-- EXERCISE GOAL --
Please print exactly the lines below, from the start of the material up to and including the line with "ax.axhline(yt, color='#eaf0f2', lw=1.2, zorder=0)", but none of the pictures.

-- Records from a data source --
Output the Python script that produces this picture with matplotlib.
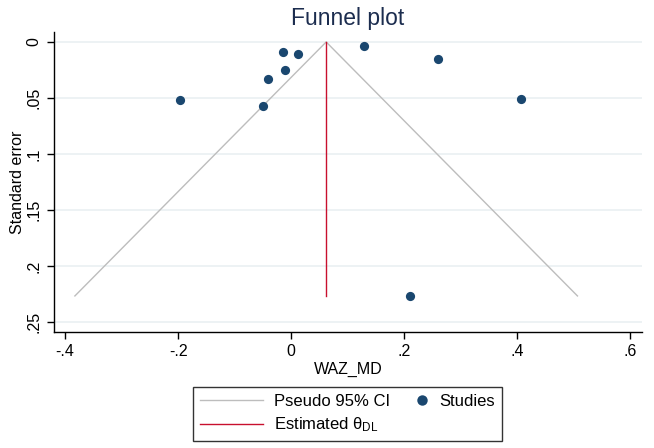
import matplotlib
matplotlib.use("Agg")
import matplotlib.pyplot as plt
from matplotlib.legend_handler import HandlerBase
from matplotlib.lines import Line2D
import numpy as np

plt.rcParams['font.family'] = ['Liberation Sans', 'DejaVu Sans']
plt.rcParams['mathtext.fontset'] = 'custom'
plt.rcParams['mathtext.rm'] = 'Liberation Sans'
plt.rcParams['mathtext.it'] = 'Liberation Sans'

# Study data (effect size, standard error)
effect = [-0.0142, 0.0115, -0.0106, -0.0402, -0.0504, -0.1965, 0.129, 0.259, 0.407, 0.2106]
se = [0.0087, 0.011, 0.0253, 0.0333, 0.0574, 0.0518, 0.0033, 0.0152, 0.0509, 0.2268]
theta = 0.062
se_max = 0.2268
x_ticks = [-0.4, -0.2, 0, 0.2, 0.4, 0.6]
x_tick_labels = ["-.4", "-.2", "0", ".2", ".4", ".6"]
y_ticks = [0, 0.05, 0.1, 0.15, 0.2, 0.25]
y_tick_labels = ["0", ".05", ".1", ".15", ".2", ".25"]

MARKER_COLOR = '#1a476f'


class RightMarkerHandler(HandlerBase):
    def create_artists(self, legend, orig_handle, xdescent, ydescent,
                       width, height, fontsize, trans):
        x = width - xdescent - 5
        y = height / 2 - ydescent
        ln = Line2D([x], [y], marker='o', markersize=7.5, color=MARKER_COLOR,
                    markeredgewidth=0, linestyle='none', transform=trans)
        return [ln]


fig = plt.figure(figsize=(6.54, 4.48), dpi=100)
ax = fig.add_axes([54/654, 1-332/448, (642-54)/654, (332-32)/448])

# gridlines
for yt in y_ticks:
    ax.axhline(yt, color='#eaf0f2', lw=1.2, zorder=0)

# pseudo CI funnel
ci_se = [se_max, 0, se_max]
ci_x = [theta - 1.96*se_max, theta, theta + 1.96*se_max]
l1, = ax.plot(ci_x, ci_se, color='#bdbdbd', lw=1.0, zorder=2, label='Pseudo 95% CI')
l2, = ax.plot([theta, theta], [0, se_max], color='#c8102e', lw=1.0, zorder=3,
              label=r'Estimated $\theta_{\mathrm{DL}}$')
sc = ax.scatter(effect, se, s=44, color=MARKER_COLOR, zorder=4, label='Studies', linewidths=0)

ax.set_xlim(-0.4195, 0.6207)
ax.set_ylim(0.259, -0.0089)
ax.set_xticks(x_ticks)
ax.set_xticklabels(x_tick_labels)
ax.set_yticks(y_ticks)
ax.set_yticklabels(y_tick_labels, rotation=90, va='center')
ax.tick_params(axis='both', labelsize=11.5, length=5, width=1, color='black', direction='out')
ax.tick_params(axis='y', pad=4)
for s in ['top', 'right']:
    ax.spines[s].set_visible(False)
for s in ['left', 'bottom']:
    ax.spines[s].set_linewidth(1.0)

ax.set_xlabel('WAZ_MD', fontsize=11.5, labelpad=2)
ax.set_ylabel('Standard error', fontsize=11.5, labelpad=1)
ax.set_title('Funnel plot', fontsize=16.5, color='#1c2d4f', pad=5)

leg = fig.legend(handles=[l1, l2, sc], loc='center', ncol=2,
                 bbox_to_anchor=((193+502)/2/654, 1-(387+441)/2/448),
                 fontsize=12, frameon=True, fancybox=False, edgecolor='black',
                 handlelength=3.8, handletextpad=0.66, columnspacing=-1.5,
                 borderpad=0.4, labelspacing=0.42,
                 handler_map={sc: RightMarkerHandler()})
leg.get_frame().set_linewidth(1.0)

fig.savefig('out.png', dpi=100, facecolor='white')
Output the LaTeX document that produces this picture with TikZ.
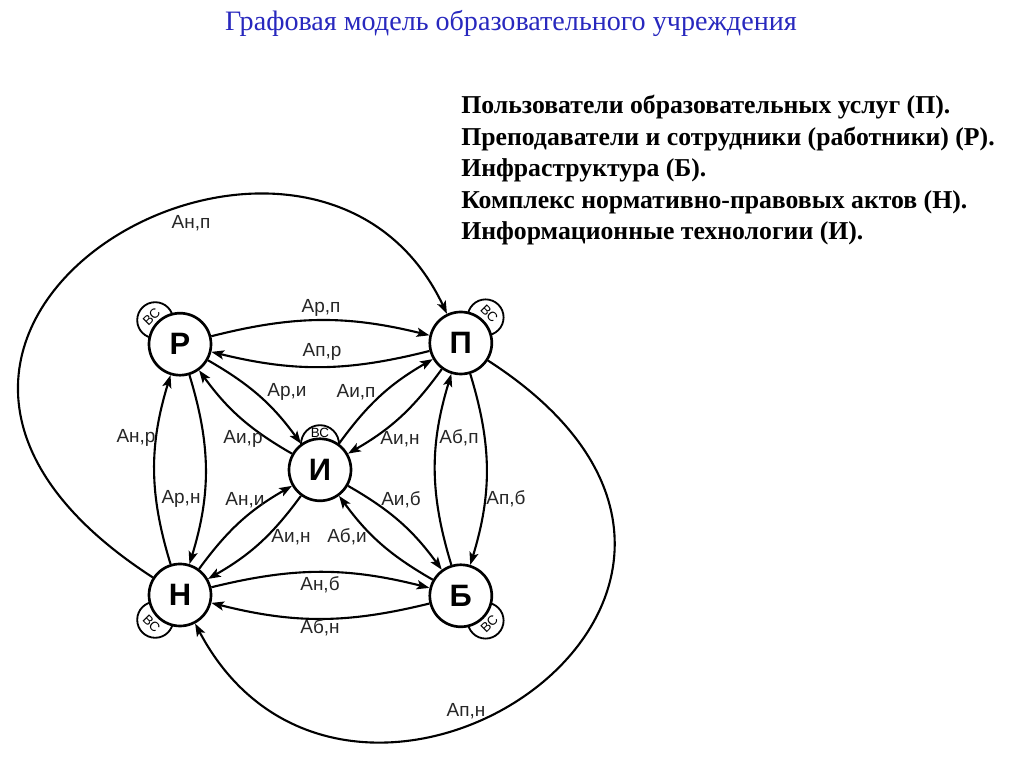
\documentclass[tikz,border=0pt]{standalone}
\usepackage{fontspec}
\setmainfont{Liberation Serif}
\setsansfont{Liberation Sans}
\usetikzlibrary{arrows.meta}
\definecolor{titleblue}{RGB}{40,40,190}

\begin{document}
\begin{tikzpicture}[
  vertex/.style={draw,circle,fill=white,line width=1.9pt,minimum size=1.55cm,inner sep=0pt,font=\sffamily\bfseries\fontsize{22}{22}\selectfont},
  vsbox/.style={draw,circle,fill=white,line width=1.3pt,minimum size=0.9cm,inner sep=0pt},
  vstext/.style={font=\sffamily\fontsize{9.5}{10}\selectfont,inner sep=0pt},
  arc/.style={-{Stealth[length=9pt,width=6.5pt,inset=2pt]},line width=1.5pt},
  lbl/.style={font=\sffamily\fontsize{13.5}{14}\selectfont,text=black!85,inner sep=1pt}]
\useasboundingbox (0,0) rectangle (25.6,19.175);
\node[font=\fontsize{20}{24}\selectfont,text=titleblue,anchor=base] (title) at (12.775,18.4) {Графовая модель образовательного учреждения};
\node[font=\bfseries\fontsize{18.3}{22.4}\selectfont,align=left,anchor=north west,inner sep=0pt] (legend) at (11.525,16.8) {Пользователи образовательных услуг (П).\\Преподаватели и сотрудники (работники) (Р).\\Инфраструктура (Б).\\Комплекс нормативно-правовых актов (Н).\\Информационные технологии (И).};
\node[vsbox] (vr) at (3.88,11.17) {};
\node[vsbox] (vp) at (12.14,11.24) {};
\node[vsbox,minimum size=0.95cm] (vi) at (8,8.07) {};
\node[vsbox] (vn) at (3.88,3.68) {};
\node[vsbox] (vb) at (12.14,3.66) {};
\node[vstext,rotate=45] (tr) at (3.79,11.26) {ВС};
\node[vstext,rotate=-45] (tp) at (12.23,11.33) {ВС};
\node[vstext] (ti) at (8,8.36) {ВС};
\node[vstext,rotate=-45] (tn) at (3.79,3.59) {ВС};
\node[vstext,rotate=45] (tb) at (12.23,3.57) {ВС};
\node[vertex] (nr) at (4.5,10.57) {Р};
\node[vertex] (np) at (11.52,10.6) {П};
\node[vertex] (ni) at (8,7.43) {И};
\node[vertex] (nn) at (4.5,4.3) {Н};
\node[vertex] (nb) at (11.52,4.28) {Б};
\draw[arc] (nr) to[bend left=14] (np);
\draw[arc] (np) to[bend left=14] (nr);
\draw[arc] (nn) to[bend left=14] (nb);
\draw[arc] (nb) to[bend left=14] (nn);
\draw[arc] (nn) to[bend left=17] (nr);
\draw[arc] (nr) to[bend left=17] (nn);
\draw[arc] (np) to[bend left=17] (nb);
\draw[arc] (nb) to[bend left=17] (np);
\draw[arc] (nr) to[bend left=12] (ni);
\draw[arc] (ni) to[bend left=12] (nr);
\draw[arc] (ni) to[bend left=12] (np);
\draw[arc] (np) to[bend left=12] (ni);
\draw[arc] (nn) to[bend left=12] (ni);
\draw[arc] (ni) to[bend left=12] (nn);
\draw[arc] (ni) to[bend left=12] (nb);
\draw[arc] (nb) to[bend left=12] (ni);
\draw[arc] (nn) .. controls (-5.75,10.925) and (7.75,18.55) .. (np);
\draw[arc] (np) .. controls (21.125,4.4) and (8.75,-3.725) .. (nn);
\node[lbl] (lnp) at (4.775,13.6) {Ан,п};
\node[lbl] (lrp) at (8.025,11.475) {Ар,п};
\node[lbl] (lpr) at (8.05,10.375) {Ап,р};
\node[lbl] (lri) at (7.175,9.375) {Ар,и};
\node[lbl] (lip) at (8.9,9.375) {Аи,п};
\node[lbl] (lir) at (6.075,8.2) {Аи,р};
\node[lbl] (lin1) at (10.0,8.2) {Аи,н};
\node[lbl] (lni) at (6.125,6.675) {Ан,и};
\node[lbl] (lib) at (10.025,6.675) {Аи,б};
\node[lbl] (lin2) at (7.275,5.75) {Аи,н};
\node[lbl] (lbi) at (8.675,5.75) {Аб,и};
\node[lbl] (lnr) at (3.4,8.225) {Ан,р};
\node[lbl] (lrn) at (4.525,6.7) {Ар,н};
\node[lbl] (lbp) at (11.475,8.225) {Аб,п};
\node[lbl] (lpb) at (12.65,6.7) {Ап,б};
\node[lbl] (lnb) at (8.0,4.55) {Ан,б};
\node[lbl] (lbn) at (8.0,3.475) {Аб,н};
\node[lbl] (lpn) at (11.65,1.4) {Ап,н};
\end{tikzpicture}
\end{document}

-- CORRECT RESULT --
Output the Python script that produces this picture with matplotlib.
import matplotlib
matplotlib.use("Agg")
import matplotlib.pyplot as plt
from matplotlib.legend_handler import HandlerBase
from matplotlib.lines import Line2D
import numpy as np

plt.rcParams['font.family'] = ['Liberation Sans', 'DejaVu Sans']
plt.rcParams['mathtext.fontset'] = 'custom'
plt.rcParams['mathtext.rm'] = 'Liberation Sans'
plt.rcParams['mathtext.it'] = 'Liberation Sans'

# Study data (effect size, standard error)
effect = [-0.0142, 0.0115, -0.0106, -0.0402, -0.0504, -0.1965, 0.129, 0.259, 0.407, 0.2106]
se = [0.0087, 0.011, 0.0253, 0.0333, 0.0574, 0.0518, 0.0033, 0.0152, 0.0509, 0.2268]
theta = 0.062
se_max = 0.2268
x_ticks = [-0.4, -0.2, 0, 0.2, 0.4, 0.6]
x_tick_labels = ["-.4", "-.2", "0", ".2", ".4", ".6"]
y_ticks = [0, 0.05, 0.1, 0.15, 0.2, 0.25]
y_tick_labels = ["0", ".05", ".1", ".15", ".2", ".25"]

MARKER_COLOR = '#1a476f'


class RightMarkerHandler(HandlerBase):
    def create_artists(self, legend, orig_handle, xdescent, ydescent,
                       width, height, fontsize, trans):
        x = width - xdescent - 5
        y = height / 2 - ydescent
        ln = Line2D([x], [y], marker='o', markersize=7.5, color=MARKER_COLOR,
                    markeredgewidth=0, linestyle='none', transform=trans)
        return [ln]


fig = plt.figure(figsize=(6.54, 4.48), dpi=100)
ax = fig.add_axes([54/654, 1-332/448, (642-54)/654, (332-32)/448])

# gridlines
for yt in y_ticks:
    ax.axhline(yt, color='#eaf0f2', lw=1.2, zorder=0)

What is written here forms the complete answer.